Reading from the raster back into the Python session reproduces the same exact array, including np.nan.

rasterio.open('output/r_nodata_float.tif').read()

array([[[1.1, 2.1],
        [nan, 4.1]]])

Now, conversely, suppose that we have an int array with missing data, where the ‘missing’ value must inevitably be marked using a specific int ‘flag’ value, such as -9999 (remember that we can’t store np.nan in an int array!).

r = np.array([1,2,-9999,4]).reshape(2,2).astype(np.int32)
r

array([[    1,     2],
       [-9999,     4]], dtype=int32)

r.dtype

dtype('int32')

When writing the array to file, we must specify nodata=-9999 to keep track of our ‘No Data’ flag.

dst = rasterio.open(
    'output/r_nodata_int.tif', 'w', 
    driver = 'GTiff',
    height = r.shape[0],
    width = r.shape[1],
    count = 1,
    dtype = r.dtype,
    nodata = -9999,
    crs = 4326,
    transform = new_transform
)
dst.write(r, 1)
dst.close()

Examining the metadata of the file we’ve just created confirms that the nodata=-9999 setting was stored in the file r_nodata_int.tif.

rasterio.open('output/r_nodata_int.tif').meta

{'driver': 'GTiff',
 'dtype': 'int32',
 'nodata': -9999.0,
 'width': 2,
 'height': 2,
 'count': 1,
 'crs': CRS.from_epsg(4326),
 'transform': Affine(2.0, 0.0, -0.5,
        0.0, -2.0, 51.5)}

If you try to open the file in GIS software, such as QGIS, you will see the missing data interpreted (e.g., the pixel shown as blank), meaning that the software is aware of the flag.

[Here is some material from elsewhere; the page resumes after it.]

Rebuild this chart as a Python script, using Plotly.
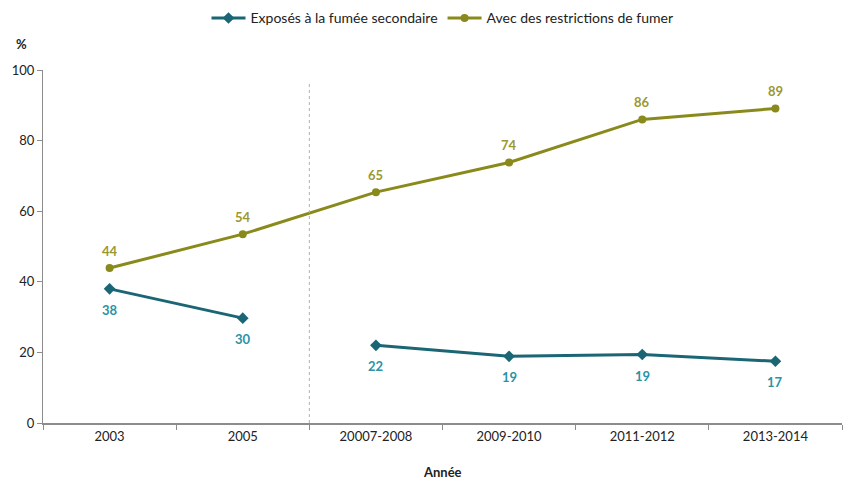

However, reading the data back into Python reproduces an int array with -9999, due to the limitation of int arrays stated before.

src = rasterio.open('output/r_nodata_int.tif')
r = src.read()
r

array([[[    1,     2],
        [-9999,     4]]], dtype=int32)

The Python user must therefore be mindful of ‘No Data’ int rasters, for example to avoid interpreting the value -9999 literally. For instance, if we ‘forget’ about the nodata flag, the literal calculation of the .mean would incorrectly include the value -9999.

r.mean()

np.float64(-2498.0)

There are two basic ways to deal with the situation: either converting the raster to float, or using a ‘No Data’ mask. The first approach, simple and particularly relevant for small rasters where memory constraints are irrelevant, is to go from int to float, to gain the ability of the natural np.nan representation. Here is how we can do this with r_nodata_int.tif. We detect the missing data flag, convert the raster to float, then assign np.nan into the cells that are supposed to be missing.

mask = r == src.nodata
r = r.astype(np.float64)
r[mask] = np.nan
r

array([[[ 1.,  2.],
        [nan,  4.]]])

From there on, we deal with np.nan the usual way, such as using np.nanmean to calculate the mean excluding ‘No Data’.

np.nanmean(r)

np.float64(2.3333333333333335)

The second approach is to read the values into a so-called ‘masked’ array, using the argument masked=True of the .read method. A masked array can be thought of as an extended ndarray, with two components: .data (the values) and .mask (a corresponding boolean array marking ‘No Data’ values).

r = src.read(masked=True)
r

masked_array(
  data=[[[1, 2],
         [--, 4]]],
  mask=[[[False, False],
         [ True, False]]],
  fill_value=-9999,
  dtype=int32)

Complete treatment of masked arrays is beyond the scope of this book. However, the basic idea is that many numpy operations ‘honor’ the mask, so that the user does not have to keep track of the way that ‘No Data’ values are marked, similarly to the natural np.nan representation and regardless of the data type. For example, the .mean of a masked array ignores the value -9999, because it is masked, taking into account just the valid values 1, 2, and 4.

r.mean()

np.float64(2.3333333333333335)

Switching to float and assigning np.nan is the simpler approach, since that way we can keep working with the familiar ndarray data structure for all raster types, whether int or float. Nevertheless, learning how to work with masked arrays can be beneficial when we have good reasons to keep our raster data in int arrays (for example, due to RAM limits) and still perform operations that take missing values into account.

Finally, keep in mind that, confusingly, float rasters may represent ‘No Data’ using a specific ‘flag’ (such as -9999.0), instead, or in addition to (!), the native np.nan representation. In such cases, the same considerations shown for int apply to float rasters as well.